Maan Gaye Mughal-E-Azam | |
Director: | Sanjay Chhel |
Producer: | Champak Jain Ratan Jain |
Starring: | Rahul Bose Mallika Sherawat Paresh Rawal Kay Kay Menon |
Music: | Anu Malik |
Cinematography: | Madhu Ambat |
Editing: | Santosh Devdhar |
Distributor: | Venus Records & Tapes |
Runtime: | 136 minutes[1] |
Country: | India |
Language: | Hindi |
Maan Gaye Mughal-E-Azam, is a 2008 Indian Hindi-language crime comedy film about a group of actors who attempt to prevent an underworld conspiracy from destabilizing the Indian government. The film is set in 1993 after the communal riots that followed the demolition of the Babri Masjid. The film stars Rahul Bose and Mallika Sherawat and was directed and written by Sanjay Chhel.[2] The movie is loosely based on the 1983 movie To Be or Not to Be which itself was based on the 1942 movie of the same name.
When the Kalakar Theatre Company, a theatre group in Goa, attempts to stage a political drama, the local authorities close down the play and force them to perform a more traditional play, a stage version of Mughal-E-Azam. The company then discovers that an underworld don is engineering a bomb blast to shake confidence in the Indian government. The drama company forms a plan to save the entire city from the blast. The actors, led by their producer Uday (Paresh Rawal), are assisted by RAW agent Arjun Rastogi (Rahul Bose) in their efforts to foil the bombing. Arjun falls in love with Uday's wife, Shabnam (Mallika Sherawat) who also becomes involved with an ISI agent (Kay Kay Menon). Performing multiple roles in disguise, the characters eventually save the entire nation from the bomb blast.

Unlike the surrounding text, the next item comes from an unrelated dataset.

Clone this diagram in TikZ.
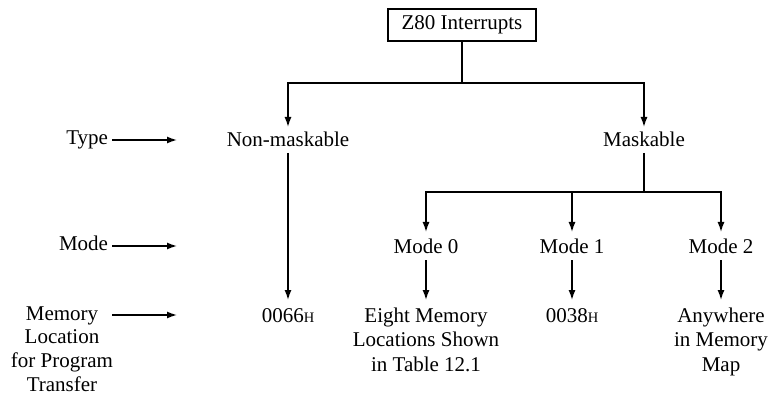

Maan Gaye Mughal-E-Azam received mostly negative reviews from critics. Khalid Mohamed writing for Hindustan Times gave the film 1 star out of 5, stating ″Although Chhel can be a sparkling dialogue writer, here both his lines and direction are as flat as week-old beer. Evidently, inspired by Ernst Lubitsch’s 1942 comedy, To Be or Not To Be (wow, man what sources!), this Mallika-e-Azam is about her bare back, bling costumes and a plot that would need a research team to deconstruct.″[3] and was termed "deliriously bad" by Anupama Chopra.[4] It also performed poorly at the box office.[5]